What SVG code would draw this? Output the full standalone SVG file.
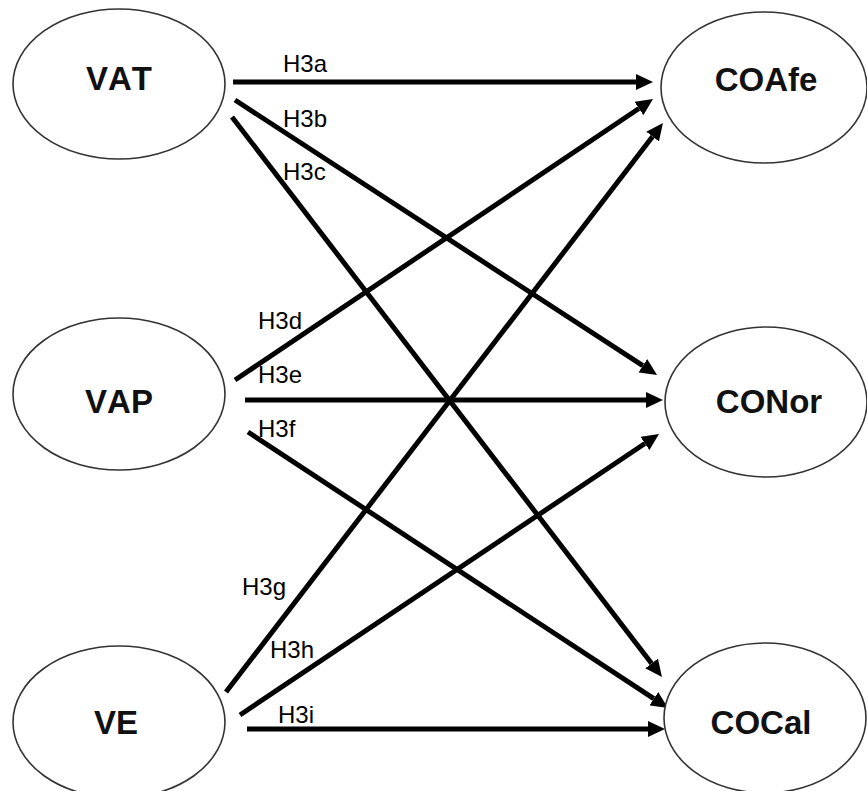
<svg xmlns="http://www.w3.org/2000/svg" width="867" height="791" viewBox="0 0 867 791">
  <style>
    .node ellipse { fill: #ffffff; stroke: #333333; stroke-width: 1.6; }
    .node text { font-family: "Liberation Sans", Arial, sans-serif; font-weight: bold; font-size: 33px; font-kerning: none; fill: #111111; text-anchor: middle; }
    .edges line { stroke: #000000; stroke-width: 5; marker-end: url(#head); }
    .labels text { font-family: "Liberation Sans", Arial, sans-serif; font-size: 24px; font-kerning: none; fill: #000000; }
  </style>
  <defs>
    <marker id="head" markerUnits="userSpaceOnUse" markerWidth="17" markerHeight="16" viewBox="0 0 17 16" refX="0" refY="8" orient="auto">
      <path d="M0,0 L17,8 L0,16 z" fill="#000000"/>
    </marker>
  </defs>
  <rect width="867" height="791" fill="#ffffff"/>

  <!-- connectors -->
  <g id="connectors" class="edges">
    <line id="e-h3a" x1="233" y1="82" x2="636" y2="82"/>
    <line id="e-h3b" x1="235" y1="100" x2="642.8" y2="365.7"/>
    <line id="e-h3c" x1="232" y1="117" x2="651.6" y2="663.5"/>
    <line id="e-h3d" x1="235" y1="380" x2="638.9" y2="108.5"/>
    <line id="e-h3e" x1="245" y1="400" x2="646" y2="400"/>
    <line id="e-h3f" x1="248" y1="432" x2="653.8" y2="698.7"/>
    <line id="e-h3g" x1="226" y1="692" x2="652.6" y2="136.5"/>
    <line id="e-h3h" x1="240" y1="715" x2="644.9" y2="443.5"/>
    <line id="e-h3i" x1="247" y1="729" x2="648" y2="729"/>
  </g>

  <!-- path labels -->
  <g id="edge-labels" class="labels">
    <text x="283" y="72">H3a</text>
    <text x="283" y="127">H3b</text>
    <text x="283" y="180">H3c</text>
    <text x="258" y="329">H3d</text>
    <text x="258" y="383">H3e</text>
    <text x="258" y="437">H3f</text>
    <text x="242" y="595">H3g</text>
    <text x="270" y="658">H3h</text>
    <text x="278" y="723">H3i</text>
  </g>

  <!-- predictors -->
  <g id="node-vat" class="node">
    <ellipse cx="119" cy="84" rx="106" ry="75"/>
    <text x="119" y="90">VAT</text>
  </g>
  <g id="node-vap" class="node">
    <ellipse cx="119" cy="394" rx="106" ry="76"/>
    <text x="119" y="413">VAP</text>
  </g>
  <g id="node-ve" class="node">
    <ellipse cx="119" cy="722" rx="106" ry="76"/>
    <text x="116" y="734">VE</text>
  </g>

  <!-- outcomes -->
  <g id="node-coafe" class="node">
    <ellipse cx="764" cy="87.5" rx="103" ry="75.5"/>
    <text x="766" y="91">COAfe</text>
  </g>
  <g id="node-conor" class="node">
    <ellipse cx="766" cy="402" rx="101" ry="75"/>
    <text x="769" y="413">CONor</text>
  </g>
  <g id="node-cocal" class="node">
    <ellipse cx="765" cy="718" rx="101" ry="75"/>
    <text x="761" y="734">COCal</text>
  </g>
</svg>
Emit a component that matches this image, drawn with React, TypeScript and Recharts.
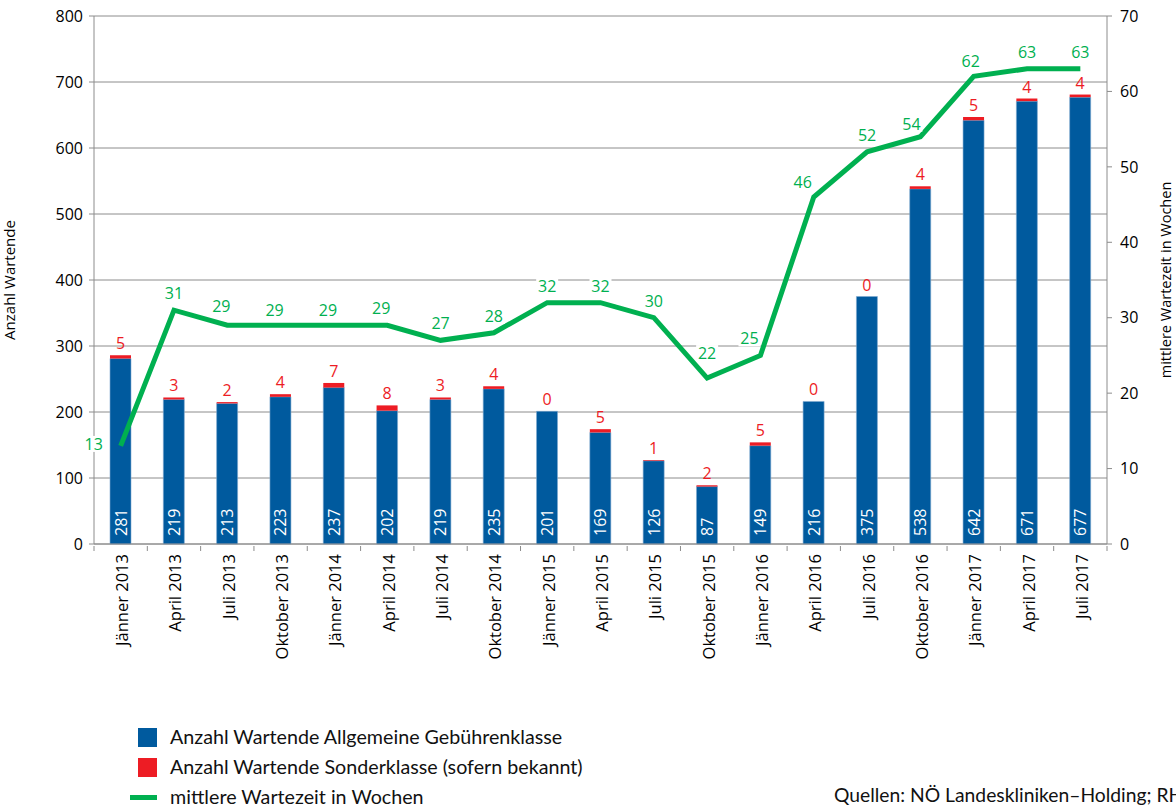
import React from "react";
import {
  ComposedChart,
  Bar,
  Line,
  XAxis,
  YAxis,
  CartesianGrid,
  LabelList,
} from "recharts";

// Warteliste, Stichtage 2013 - 2017
const periods = [
  "Jänner 2013", "April 2013", "Juli 2013", "Oktober 2013",
  "Jänner 2014", "April 2014", "Juli 2014", "Oktober 2014",
  "Jänner 2015", "April 2015", "Juli 2015", "Oktober 2015",
  "Jänner 2016", "April 2016", "Juli 2016", "Oktober 2016",
  "Jänner 2017", "April 2017", "Juli 2017",
];
const allgemein = [281, 219, 213, 223, 237, 202, 219, 235, 201, 169, 126, 87, 149, 216, 375, 538, 642, 671, 677];
const sonder = [5, 3, 2, 4, 7, 8, 3, 4, 0, 5, 1, 2, 5, 0, 0, 4, 5, 4, 4];
const wochen = [13, 31, 29, 29, 29, 29, 27, 28, 32, 32, 30, 22, 25, 46, 52, 54, 62, 63, 63];

const leftTicks = [0, 100, 200, 300, 400, 500, 600, 700, 800];
const rightTicks = [0, 10, 20, 30, 40, 50, 60, 70];

const BLUE = "#005a9e";
const RED = "#ed1c24";
const GREEN = "#00b050";
const FONT = "'Open Sans', 'Liberation Sans', sans-serif";
const TEXT_FONT = "Lato, 'Open Sans', sans-serif";

const data = periods.map((p, i) => ({
  name: p,
  allgemein: allgemein[i],
  sonder: sonder[i],
  wochen: wochen[i],
}));

const BAND = (1107 - 94) / periods.length;
const PX_PER_UNIT = 528 / 800; // left axis scale, used only to lift the red label over the red sliver

// label nudges for the green line (dx, dy relative to the point)
const lineLabelShift: Record<number, [number, number]> = {
  0: [-27, -2],
  2: [-6, -19],
  3: [-6, -15],
  4: [-6, -15],
  5: [-6, -17],
  11: [0, -25],
  12: [-11, -17],
  13: [-11, -15],
  15: [-9, -13],
  16: [-3, -15],
};

const XTick = (props: any) => {
  const { x, y, payload, index } = props;
  return (
    <g>
      <line x1={x - BAND / 2} y1={y} x2={x - BAND / 2} y2={y + 5} stroke="#8c8c8c" />
      {index === periods.length - 1 && (
        <line x1={x + BAND / 2} y1={y} x2={x + BAND / 2} y2={y + 5} stroke="#8c8c8c" />
      )}
      <text
        x={x + 1}
        y={y + 8}
        transform={`rotate(-90, ${x + 1}, ${y + 8})`}
        textAnchor="end"
        dominantBaseline="central"
        fontSize={16.5}
        fontFamily={FONT}
        fill="#000"
      >
        {payload.value}
      </text>
    </g>
  );
};

const BlueLabel = (props: any) => {
  const { x, y, width, height, value } = props;
  const cx = x + width / 2;
  const by = y + height - 8;
  return (
    <text
      x={cx}
      y={by}
      transform={`rotate(-90, ${cx}, ${by})`}
      textAnchor="start"
      dominantBaseline="central"
      fill="#fff"
      fontSize={16}
      fontFamily={FONT}
    >
      {value}
    </text>
  );
};

const RedLabel = (props: any) => {
  const { x, y, width, value } = props;
  const top = y - value * PX_PER_UNIT;
  return (
    <text
      x={x + width / 2}
      y={top - 12}
      textAnchor="middle"
      dominantBaseline="central"
      fill={RED}
      fontSize={16}
      fontFamily={FONT}
    >
      {value}
    </text>
  );
};

const LineLabel = (props: any) => {
  const { x, y, value, index } = props;
  const [dx, dy] = lineLabelShift[index] || [0, -17];
  const lx = x + dx;
  const ly = y + dy;
  return (
    <g>
      <rect x={lx - 11} y={ly - 8} width={22} height={16} fill="#fff" />
      <text
        x={lx}
        y={ly}
        textAnchor="middle"
        dominantBaseline="central"
        fill={GREEN}
        fontSize={16}
        fontFamily={FONT}
      >
        {value}
      </text>
    </g>
  );
};

const App: React.FC = () => {
  return (
    <div style={{ position: "absolute", left: 0, top: 0, width: 1176, height: 807, background: "#fff", overflow: "hidden" }}>
      <ComposedChart
        width={1176}
        height={807}
        data={data}
        margin={{ top: 16, right: 0, left: 0, bottom: 0 }}
        barGap={0}
      >
        <CartesianGrid yAxisId="left" vertical={false} stroke="#8c8c8c" strokeWidth={1} />
        <XAxis
          dataKey="name"
          interval={0}
          tick={<XTick />}
          tickLine={false}
          tickSize={0}
          height={263}
          axisLine={{ stroke: "#8c8c8c" }}
        />
        <YAxis
          yAxisId="left"
          domain={[0, 800]}
          ticks={leftTicks}
          width={94}
          tickSize={5}
          tickMargin={6}
          stroke="#8c8c8c"
          tick={{ fill: "#000", fontSize: 16, fontFamily: FONT }}
          label={{
            value: "Anzahl Wartende",
            angle: -90,
            position: "insideLeft",
            offset: 10,
            style: { fill: "#000", fontSize: 15, fontFamily: FONT, textAnchor: "middle" },
          }}
        />
        <YAxis
          yAxisId="right"
          orientation="right"
          domain={[0, 70]}
          ticks={rightTicks}
          width={69}
          tickSize={5}
          tickMargin={8}
          stroke="#8c8c8c"
          tick={{ fill: "#000", fontSize: 16, fontFamily: FONT }}
          label={{
            value: "mittlere Wartezeit in Wochen",
            angle: -90,
            position: "insideRight",
            offset: 10,
            style: { fill: "#000", fontSize: 14.5, fontFamily: FONT, textAnchor: "middle" },
          }}
        />
        <Bar yAxisId="left" dataKey="allgemein" stackId="a" fill={BLUE} stroke="#7fa9d0" strokeWidth={0.6} barSize={21} isAnimationActive={false}>
          <LabelList dataKey="allgemein" content={<BlueLabel />} />
          <LabelList dataKey="sonder" content={<RedLabel />} />
        </Bar>
        <Bar yAxisId="left" dataKey="sonder" stackId="a" fill={RED} barSize={21} isAnimationActive={false} />
        <Line
          yAxisId="right"
          dataKey="wochen"
          stroke={GREEN}
          strokeWidth={5}
          dot={false}
          type="linear"
          isAnimationActive={false}
        >
          <LabelList dataKey="wochen" content={<LineLabel />} />
        </Line>
      </ComposedChart>

      <div style={{ position: "absolute", left: 130, top: 722, fontFamily: TEXT_FONT, fontSize: 19.7, color: "#111", lineHeight: "30px" }}>
        <div style={{ display: "flex", alignItems: "center" }}>
          <span style={{ display: "inline-block", width: 19, height: 19, background: BLUE, marginLeft: 8, marginRight: 13 }} />
          Anzahl Wartende Allgemeine Gebührenklasse
        </div>
        <div style={{ display: "flex", alignItems: "center" }}>
          <span style={{ display: "inline-block", width: 19, height: 19, background: RED, marginLeft: 8, marginRight: 13 }} />
          Anzahl Wartende Sonderklasse (sofern bekannt)
        </div>
        <div style={{ display: "flex", alignItems: "center" }}>
          <span style={{ display: "inline-block", width: 27, height: 5, background: GREEN, marginRight: 13 }} />
          mittlere Wartezeit in Wochen
        </div>
      </div>
      <div style={{ position: "absolute", left: 834, top: 783, fontFamily: TEXT_FONT, fontSize: 19.3, color: "#111", whiteSpace: "nowrap" }}>
        Quellen: NÖ Landeskliniken–Holding; RH
      </div>
    </div>
  );
};

export default App;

• • • • •

- _What you need to do_
A single figure is required: the number of lines above in which the word "React" occurs.

- _Output for this task_
3